**What is required**
Please give back word for word the lines below, from the first one through the one with "from datetime import datetime, timedelta".

**Data segment**
[BEGIN]

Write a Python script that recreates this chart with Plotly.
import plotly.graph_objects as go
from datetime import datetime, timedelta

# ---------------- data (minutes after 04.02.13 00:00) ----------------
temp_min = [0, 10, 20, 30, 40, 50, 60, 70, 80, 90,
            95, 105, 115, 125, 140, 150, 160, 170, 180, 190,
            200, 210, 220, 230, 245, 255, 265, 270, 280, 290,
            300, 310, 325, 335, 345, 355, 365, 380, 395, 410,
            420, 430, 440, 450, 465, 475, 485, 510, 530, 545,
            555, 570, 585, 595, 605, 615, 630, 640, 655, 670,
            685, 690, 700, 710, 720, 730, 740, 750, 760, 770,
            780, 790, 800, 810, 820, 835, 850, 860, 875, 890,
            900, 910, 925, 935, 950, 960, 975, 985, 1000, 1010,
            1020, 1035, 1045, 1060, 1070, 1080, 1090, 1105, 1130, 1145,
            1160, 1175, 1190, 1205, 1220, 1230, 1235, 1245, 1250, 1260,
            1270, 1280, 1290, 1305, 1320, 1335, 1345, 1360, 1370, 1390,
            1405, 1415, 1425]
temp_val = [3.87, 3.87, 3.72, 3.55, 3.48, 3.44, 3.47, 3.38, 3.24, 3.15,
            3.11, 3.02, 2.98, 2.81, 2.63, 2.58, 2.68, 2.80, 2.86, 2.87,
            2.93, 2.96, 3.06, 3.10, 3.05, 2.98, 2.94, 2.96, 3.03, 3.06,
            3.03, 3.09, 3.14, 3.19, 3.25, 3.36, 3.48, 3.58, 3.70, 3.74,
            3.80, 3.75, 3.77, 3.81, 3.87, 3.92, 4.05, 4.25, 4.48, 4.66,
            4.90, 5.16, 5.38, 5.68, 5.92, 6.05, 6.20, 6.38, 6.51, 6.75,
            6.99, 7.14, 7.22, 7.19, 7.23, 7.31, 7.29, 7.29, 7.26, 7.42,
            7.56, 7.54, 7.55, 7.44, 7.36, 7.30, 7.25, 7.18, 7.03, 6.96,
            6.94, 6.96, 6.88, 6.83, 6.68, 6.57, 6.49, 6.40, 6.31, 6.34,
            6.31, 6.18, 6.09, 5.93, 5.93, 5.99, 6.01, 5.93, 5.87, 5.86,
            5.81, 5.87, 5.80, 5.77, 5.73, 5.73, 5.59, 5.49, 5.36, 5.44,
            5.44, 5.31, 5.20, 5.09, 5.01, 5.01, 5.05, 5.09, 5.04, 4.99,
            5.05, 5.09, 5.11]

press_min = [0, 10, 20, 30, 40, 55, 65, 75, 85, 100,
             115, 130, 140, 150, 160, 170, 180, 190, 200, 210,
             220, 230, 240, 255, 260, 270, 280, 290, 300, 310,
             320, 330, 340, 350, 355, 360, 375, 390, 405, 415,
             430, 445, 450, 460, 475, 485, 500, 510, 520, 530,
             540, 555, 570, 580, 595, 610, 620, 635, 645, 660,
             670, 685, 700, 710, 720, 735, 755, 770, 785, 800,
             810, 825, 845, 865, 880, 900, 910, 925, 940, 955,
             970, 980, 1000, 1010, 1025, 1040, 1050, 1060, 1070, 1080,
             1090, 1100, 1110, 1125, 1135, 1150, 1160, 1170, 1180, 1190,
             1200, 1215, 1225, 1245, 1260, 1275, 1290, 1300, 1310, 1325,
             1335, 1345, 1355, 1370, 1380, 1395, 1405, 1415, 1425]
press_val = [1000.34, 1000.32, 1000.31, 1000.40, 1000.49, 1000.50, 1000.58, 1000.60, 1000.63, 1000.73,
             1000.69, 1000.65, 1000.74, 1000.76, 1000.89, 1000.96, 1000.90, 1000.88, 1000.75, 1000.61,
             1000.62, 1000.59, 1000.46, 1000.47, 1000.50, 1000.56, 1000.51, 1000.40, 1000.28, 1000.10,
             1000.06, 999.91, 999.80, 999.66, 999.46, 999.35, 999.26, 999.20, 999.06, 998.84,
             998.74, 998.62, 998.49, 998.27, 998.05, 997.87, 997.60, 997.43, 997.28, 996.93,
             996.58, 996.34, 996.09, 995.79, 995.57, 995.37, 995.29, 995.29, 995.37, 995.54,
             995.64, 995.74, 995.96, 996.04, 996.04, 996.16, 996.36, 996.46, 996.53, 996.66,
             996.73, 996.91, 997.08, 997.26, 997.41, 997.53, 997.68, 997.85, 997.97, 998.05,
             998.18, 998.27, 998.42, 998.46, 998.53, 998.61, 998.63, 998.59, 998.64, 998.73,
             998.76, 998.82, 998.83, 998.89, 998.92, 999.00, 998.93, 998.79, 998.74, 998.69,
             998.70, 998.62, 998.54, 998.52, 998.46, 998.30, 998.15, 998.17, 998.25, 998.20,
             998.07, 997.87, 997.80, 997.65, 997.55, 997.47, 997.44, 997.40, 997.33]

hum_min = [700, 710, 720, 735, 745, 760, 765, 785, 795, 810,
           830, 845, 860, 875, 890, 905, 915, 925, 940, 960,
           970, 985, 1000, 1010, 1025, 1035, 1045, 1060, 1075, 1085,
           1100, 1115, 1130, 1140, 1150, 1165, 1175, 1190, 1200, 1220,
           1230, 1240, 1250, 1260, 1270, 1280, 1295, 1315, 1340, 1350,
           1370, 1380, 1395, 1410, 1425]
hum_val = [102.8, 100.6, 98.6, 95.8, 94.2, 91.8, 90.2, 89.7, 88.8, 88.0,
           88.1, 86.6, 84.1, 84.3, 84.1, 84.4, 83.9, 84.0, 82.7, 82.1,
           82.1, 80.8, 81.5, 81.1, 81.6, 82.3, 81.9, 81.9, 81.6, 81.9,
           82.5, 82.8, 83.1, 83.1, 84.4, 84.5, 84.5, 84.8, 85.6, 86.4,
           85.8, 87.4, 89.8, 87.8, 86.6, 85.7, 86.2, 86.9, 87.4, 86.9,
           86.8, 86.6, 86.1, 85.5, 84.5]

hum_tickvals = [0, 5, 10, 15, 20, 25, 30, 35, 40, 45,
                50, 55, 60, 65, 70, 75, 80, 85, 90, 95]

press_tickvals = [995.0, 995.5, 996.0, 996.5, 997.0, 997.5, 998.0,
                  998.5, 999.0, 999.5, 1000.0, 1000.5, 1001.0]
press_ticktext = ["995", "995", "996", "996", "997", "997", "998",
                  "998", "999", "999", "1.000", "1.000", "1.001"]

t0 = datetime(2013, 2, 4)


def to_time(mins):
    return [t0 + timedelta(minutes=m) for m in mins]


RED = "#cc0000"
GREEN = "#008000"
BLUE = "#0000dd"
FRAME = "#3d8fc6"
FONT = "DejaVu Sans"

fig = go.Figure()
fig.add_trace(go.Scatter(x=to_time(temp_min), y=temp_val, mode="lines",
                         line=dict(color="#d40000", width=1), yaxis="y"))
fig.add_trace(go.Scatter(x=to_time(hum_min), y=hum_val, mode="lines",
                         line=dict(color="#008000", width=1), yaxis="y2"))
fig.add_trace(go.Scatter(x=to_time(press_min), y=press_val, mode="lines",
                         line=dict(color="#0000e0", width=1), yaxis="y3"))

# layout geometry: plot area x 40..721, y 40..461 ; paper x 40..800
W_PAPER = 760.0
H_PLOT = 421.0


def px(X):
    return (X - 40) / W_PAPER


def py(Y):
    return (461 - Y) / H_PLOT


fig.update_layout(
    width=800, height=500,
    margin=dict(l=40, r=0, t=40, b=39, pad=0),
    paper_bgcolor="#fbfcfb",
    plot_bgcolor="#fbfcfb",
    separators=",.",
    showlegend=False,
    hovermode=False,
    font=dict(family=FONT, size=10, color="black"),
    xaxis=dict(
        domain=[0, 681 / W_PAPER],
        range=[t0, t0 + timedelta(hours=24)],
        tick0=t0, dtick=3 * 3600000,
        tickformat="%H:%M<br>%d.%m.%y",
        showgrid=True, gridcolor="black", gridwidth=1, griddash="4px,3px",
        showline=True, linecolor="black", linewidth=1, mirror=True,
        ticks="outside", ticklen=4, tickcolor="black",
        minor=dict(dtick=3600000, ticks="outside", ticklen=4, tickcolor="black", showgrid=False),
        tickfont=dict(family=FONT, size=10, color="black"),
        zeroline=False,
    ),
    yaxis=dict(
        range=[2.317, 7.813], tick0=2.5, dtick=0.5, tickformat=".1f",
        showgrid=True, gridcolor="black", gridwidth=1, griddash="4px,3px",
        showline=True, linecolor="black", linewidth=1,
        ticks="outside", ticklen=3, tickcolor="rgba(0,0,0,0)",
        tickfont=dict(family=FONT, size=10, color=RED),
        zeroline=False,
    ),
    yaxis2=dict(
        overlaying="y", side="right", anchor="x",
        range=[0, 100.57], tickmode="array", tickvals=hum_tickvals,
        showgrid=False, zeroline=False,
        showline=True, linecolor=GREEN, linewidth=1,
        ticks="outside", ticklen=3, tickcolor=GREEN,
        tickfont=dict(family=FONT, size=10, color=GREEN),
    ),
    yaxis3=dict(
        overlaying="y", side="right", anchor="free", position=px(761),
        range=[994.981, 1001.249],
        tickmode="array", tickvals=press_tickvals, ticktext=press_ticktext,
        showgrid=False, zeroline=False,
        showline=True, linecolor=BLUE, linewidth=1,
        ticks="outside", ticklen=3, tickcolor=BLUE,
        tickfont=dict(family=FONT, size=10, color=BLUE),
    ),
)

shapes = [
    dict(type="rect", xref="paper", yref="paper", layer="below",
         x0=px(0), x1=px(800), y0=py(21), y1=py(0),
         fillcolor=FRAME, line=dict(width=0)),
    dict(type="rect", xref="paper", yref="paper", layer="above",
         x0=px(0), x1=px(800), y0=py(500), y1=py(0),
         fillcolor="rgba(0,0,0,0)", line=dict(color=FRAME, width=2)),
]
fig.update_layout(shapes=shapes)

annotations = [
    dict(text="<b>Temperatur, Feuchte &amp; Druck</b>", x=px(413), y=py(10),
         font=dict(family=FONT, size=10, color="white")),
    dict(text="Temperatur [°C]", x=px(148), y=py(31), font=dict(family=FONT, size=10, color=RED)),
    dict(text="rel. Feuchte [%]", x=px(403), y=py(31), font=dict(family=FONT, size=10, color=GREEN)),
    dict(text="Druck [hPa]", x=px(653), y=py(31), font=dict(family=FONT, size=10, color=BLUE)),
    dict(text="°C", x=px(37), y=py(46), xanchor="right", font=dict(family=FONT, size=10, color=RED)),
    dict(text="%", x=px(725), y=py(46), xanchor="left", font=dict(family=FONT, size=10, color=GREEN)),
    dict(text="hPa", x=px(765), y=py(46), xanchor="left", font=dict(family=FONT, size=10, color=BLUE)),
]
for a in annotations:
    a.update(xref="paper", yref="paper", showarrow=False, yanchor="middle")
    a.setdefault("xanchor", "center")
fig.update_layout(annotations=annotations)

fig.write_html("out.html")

[END]

**Final answer**
Write a Python script that recreates this chart with Plotly.
import plotly.graph_objects as go
from datetime import datetime, timedelta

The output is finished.